In other words, the vibrator facilitates the free execution of phrases or pitches that you were previously only able to sing with excessive effort, either by pushing or otherwise manipulating your voice. In fairly short order, it gets you to a place that might have otherwise proved elusive or inaccessible for a very long time. Like any new skill, you'll need to practice and reinforce your improved coordination to the point where it becomes habitual, but once you've experienced what it's like to sing these phrases freely you'll have the means to permanently advance your technique.
It has been fantastic to share this technique with my students and see their progress accelerate. They also find the process fun and interesting. Figuring out how to get from one note to another while maintaining the buzz becomes a problem-solving puzzle. That's a welcome contrast to the pain, frustration and self-flagellation singers more typically go through when they've realized that the old way wasn't working but their attempts to practice the right way initially lead to a series of unearthly squawks.
I showed Ley how I was utilizing this extra wave as feedback. I was hoping he would explain the mechanics of how it is produced, but this is something that he has not yet determined. "I've tried looking at it with a stroboscope, but you can't," he explained. "Stroboscopy responds to vibration, so as soon as you turn on the vibrator you're confusing the machine and you don't see anything meaningful. I've talked to speech pathologists who have some ideas about what might be happening, but they don't really know." Sophisticated equipment accessible to only a handful of speech scientists will be required to answer this question, and I'm curious to see what Ley and his team will discover once they have had the opportunity to study the phenomenon in greater depth.

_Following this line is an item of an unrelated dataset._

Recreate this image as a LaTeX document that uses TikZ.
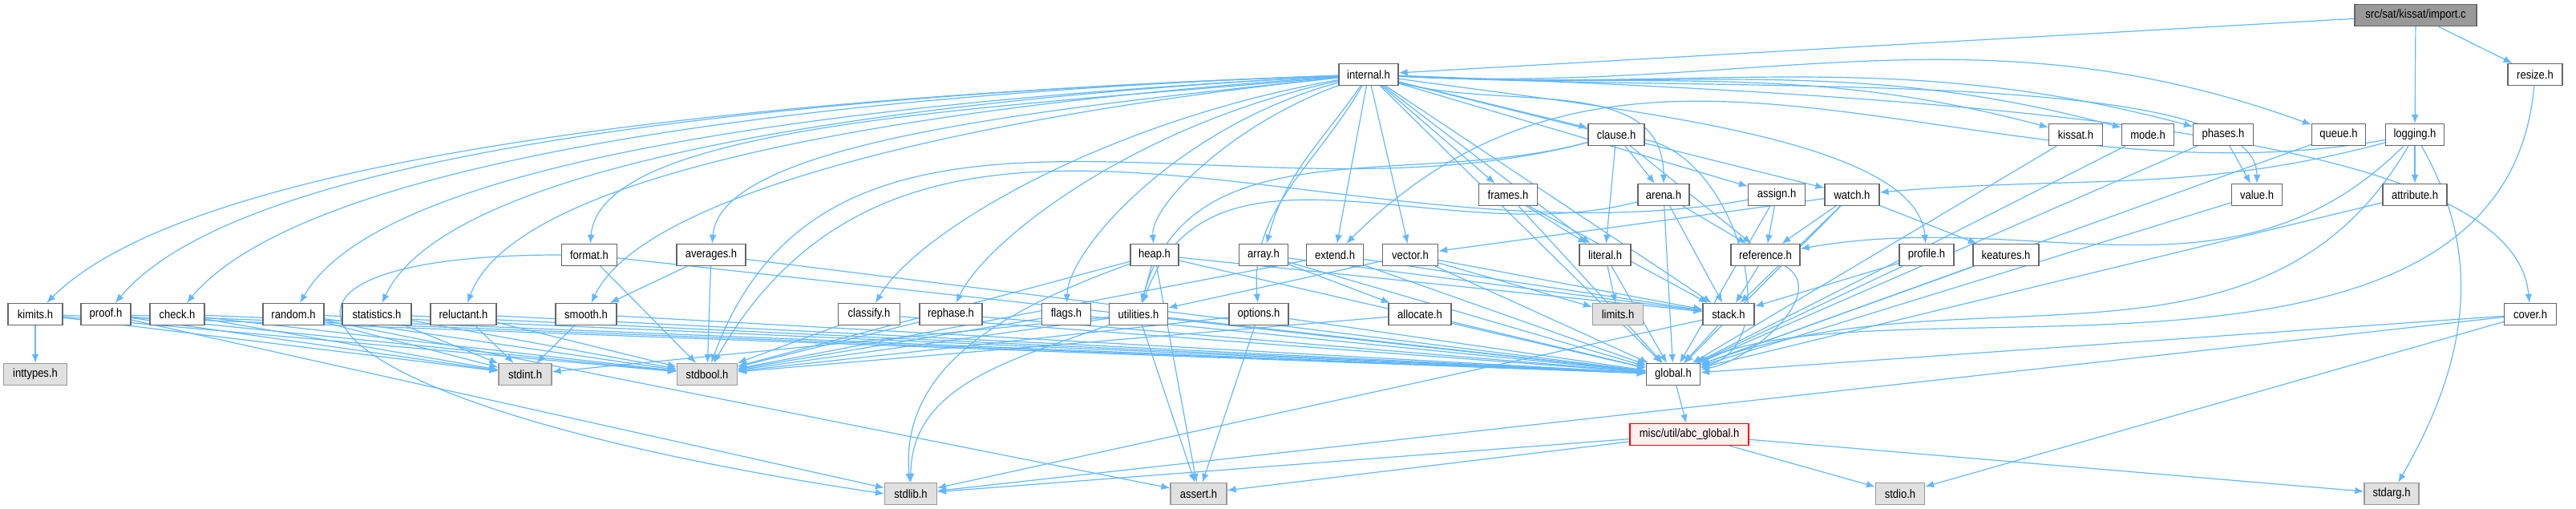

In the mean time, you don't need to understand what's generating the extra wave to benefit from it. It's an outstanding source of feedback and a highly effective teaching tool.
The ability to execute a perfect legato is a cornerstone of vocal technique. We desire continuity of expressive thought and musical line, uninterrupted by changes in pitch, rhythm, dynamics or articulation. This can be very challenging for singers to cultivate, because these changes so often seem to require fluctuations in breath and energy. Much of the language used to describe singing runs counter to the goal of continuous vocal production - we talk about "holding" pitches, or "hitting" them, when what is needed is their sustained, continuous creation.
The vibrator demonstrates perfect continuity. Turn it on, and it vibrates at a continuous rate until you do something to alter it.
There are two ways that this will help encourage development of legato. First, your body will seek to emulate, or "harmonize with" what the vibrator is doing; second, the vibrator will give you the same message over and over again, 100+ times per second. No matter how fiercely you may be training your mental focus on the task of producing a perfect legato, you're not going to be able to send that message 100+ times per second. Even if you could, the language you'd be using to talk to your body isn't the language the body understands. The body speaks a language of sensation and movement.
Learning to sing means training and developing your body. It means optimizing your instrument's strength, flexibility and coordination. A smart, comprehensive concept of vocal technique backed up by an understanding of anatomy will get you far.
This humble device will get you farther, faster.
These techniques were created using the Lelo Siri vibrator.